WHAT IS REQUIRED =
Print word for word the first line of the listing below and every line after it, through the line with "const efficiency = [100, 80, 60, 40, 20, 0];". Leave out the pictures and the rest.

[start]

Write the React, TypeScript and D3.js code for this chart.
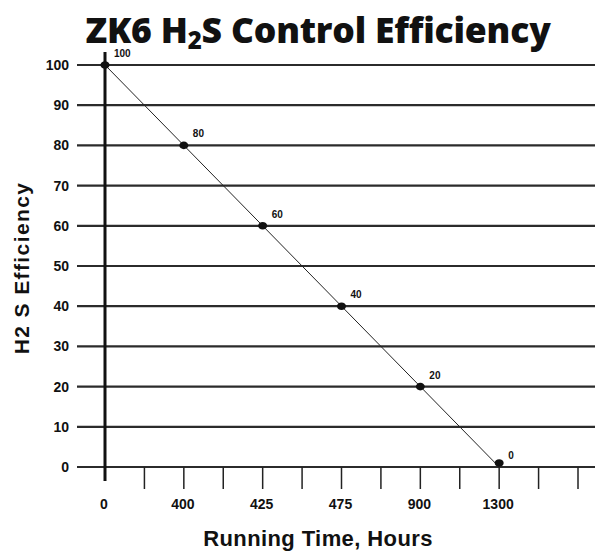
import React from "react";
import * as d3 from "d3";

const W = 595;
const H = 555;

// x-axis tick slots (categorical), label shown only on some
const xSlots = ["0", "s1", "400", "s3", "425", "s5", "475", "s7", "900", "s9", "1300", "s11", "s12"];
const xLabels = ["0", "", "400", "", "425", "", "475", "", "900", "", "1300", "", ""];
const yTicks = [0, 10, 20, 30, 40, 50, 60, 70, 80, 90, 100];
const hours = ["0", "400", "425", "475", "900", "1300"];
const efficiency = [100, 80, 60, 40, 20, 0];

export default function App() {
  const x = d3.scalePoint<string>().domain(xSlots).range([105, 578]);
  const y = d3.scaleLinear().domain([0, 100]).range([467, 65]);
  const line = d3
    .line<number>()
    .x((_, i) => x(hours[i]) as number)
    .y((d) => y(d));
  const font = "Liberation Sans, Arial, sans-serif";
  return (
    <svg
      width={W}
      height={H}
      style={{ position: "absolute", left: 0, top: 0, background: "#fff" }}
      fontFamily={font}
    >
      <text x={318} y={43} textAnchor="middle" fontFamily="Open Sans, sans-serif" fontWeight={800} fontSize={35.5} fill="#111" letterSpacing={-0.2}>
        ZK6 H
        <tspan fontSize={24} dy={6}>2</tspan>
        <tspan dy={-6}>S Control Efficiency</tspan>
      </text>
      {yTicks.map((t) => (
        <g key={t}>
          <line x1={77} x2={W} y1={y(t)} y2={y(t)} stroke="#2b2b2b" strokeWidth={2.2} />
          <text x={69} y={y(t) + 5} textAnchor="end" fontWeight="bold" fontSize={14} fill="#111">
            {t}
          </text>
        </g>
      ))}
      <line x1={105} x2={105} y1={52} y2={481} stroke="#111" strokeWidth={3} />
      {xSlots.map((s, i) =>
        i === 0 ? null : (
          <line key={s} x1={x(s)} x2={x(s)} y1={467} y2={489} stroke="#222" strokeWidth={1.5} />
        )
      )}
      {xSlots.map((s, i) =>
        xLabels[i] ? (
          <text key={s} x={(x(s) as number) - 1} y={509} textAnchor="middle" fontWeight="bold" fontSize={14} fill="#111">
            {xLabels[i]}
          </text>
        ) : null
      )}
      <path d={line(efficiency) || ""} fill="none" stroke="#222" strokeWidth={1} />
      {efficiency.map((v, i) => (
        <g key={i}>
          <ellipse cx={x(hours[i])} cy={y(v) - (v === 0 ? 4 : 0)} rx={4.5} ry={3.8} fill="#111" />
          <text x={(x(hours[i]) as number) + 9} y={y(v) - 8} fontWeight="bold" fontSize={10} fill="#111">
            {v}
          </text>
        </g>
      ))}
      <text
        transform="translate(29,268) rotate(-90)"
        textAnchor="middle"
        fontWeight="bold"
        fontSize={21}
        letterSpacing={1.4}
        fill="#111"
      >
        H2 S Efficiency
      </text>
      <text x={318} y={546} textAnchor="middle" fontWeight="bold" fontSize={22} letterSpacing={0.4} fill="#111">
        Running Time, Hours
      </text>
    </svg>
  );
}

[end]

FULL ANSWER =
Write the React, TypeScript and D3.js code for this chart.
import React from "react";
import * as d3 from "d3";

const W = 595;
const H = 555;

// x-axis tick slots (categorical), label shown only on some
const xSlots = ["0", "s1", "400", "s3", "425", "s5", "475", "s7", "900", "s9", "1300", "s11", "s12"];
const xLabels = ["0", "", "400", "", "425", "", "475", "", "900", "", "1300", "", ""];
const yTicks = [0, 10, 20, 30, 40, 50, 60, 70, 80, 90, 100];
const hours = ["0", "400", "425", "475", "900", "1300"];
const efficiency = [100, 80, 60, 40, 20, 0];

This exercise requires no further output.